Saturday, November 22, 2014

A Thanksgiving necessity: creamed onions

This is a big one: over 2,800 views, in At First Glass' day. It's amazing how often people start googling "creamed onions" in October and November.

Creamed onions were not on my family's Thanksgiving table when I was growing up, but I have added them to my menu because I found them listed among the suggestions for the feast at the back of Miss Fannie Farmer's Boston Cooking School Cookbook (1896). They seemed so authentic and historical as well as delicious-sounding, and easier to attempt than oyster soup (first course) or fruit pudding with sterling sauce (sixth course).

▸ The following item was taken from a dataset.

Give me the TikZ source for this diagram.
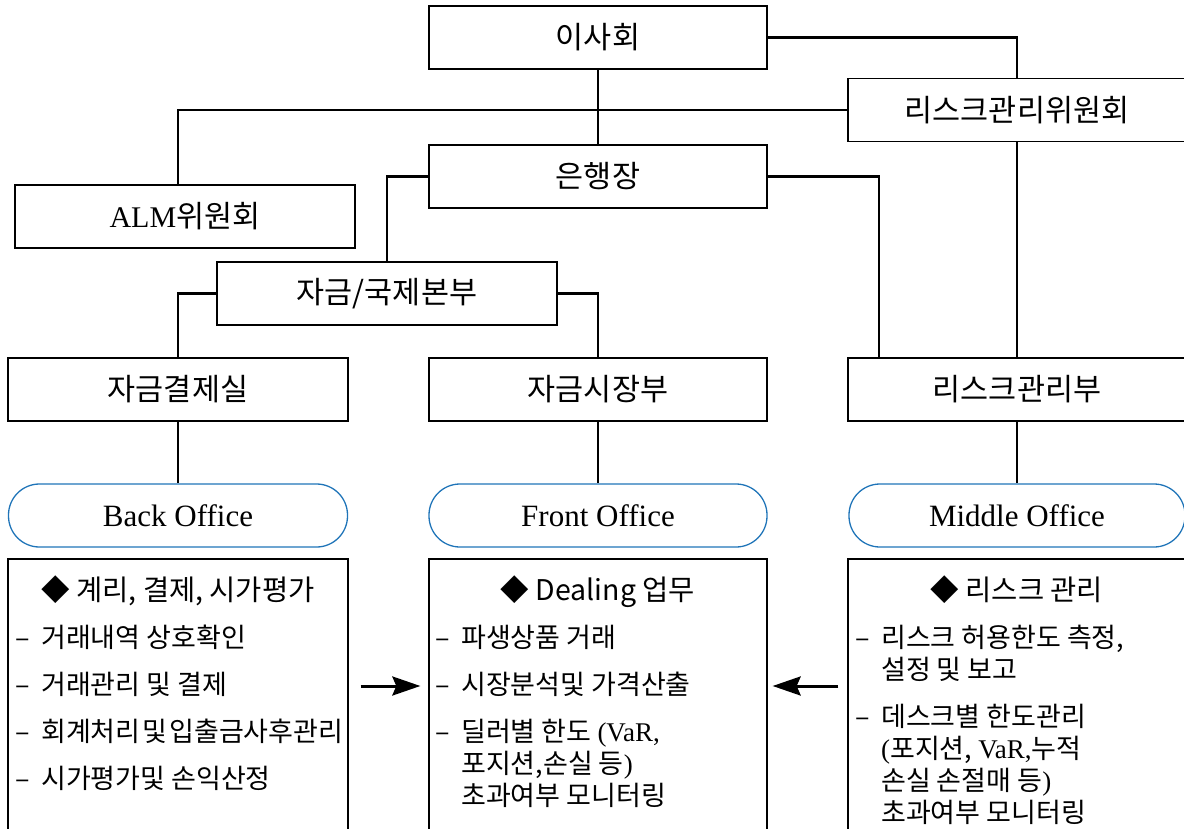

So here they are. You begin very simply, with fresh whole pearl onions. Drop them into boiling water and simmer them for three or four minutes. Drain them, run cold water over them, and then peel them by cutting off the root ends and squeezing the onion out of its skin. By this procedure you will probably squeeze the onion out of its first layer or two of flesh, as well. It looks and seems wasteful, but can hardly be helped.



Over the years I've learned a variety of ways to simplify the rest of the story. The best and richest way to prepare creamed onions is to make a standard cream sauce, based on a roux of equal parts melted butter and flour stirred into a bubbling paste, to which milk is added; stir and cook until the sauce is smooth. Proportions for this are easy to remember: 2 tablespoons each of butter and flour will need 1 cup of milk, 4 tablespoons each will need 2 cups of milk, and 5 tablespoons of each will need 3 cups. Once the sauce is done, you can put the onions to finish cooking in it -- they are done in about five more minutes -- and then leave them to stay hot on a back burner, until you are ready to serve them.

Or, if you have a gluten allergy problem, you can cook the onions in milk themselves,



and then when you are ready to serve, thicken the milk with a free form, GF (gluten-free) flour and water slurry. You can also simply sprinkle potato flour over the bubbling liquid, and stir it in until it dissolves. Keep on adding a little more potato flour until the cream is as thick as you want it. Both these methods serve the purpose, although these sauces don't cling to the onions as nicely as a traditional sauce does.



Salt and pepper and a dash of nutmeg are all that is needed to finish any of them.

Now you may move on to the rest of your dinner. Don't forget to give thanks, really.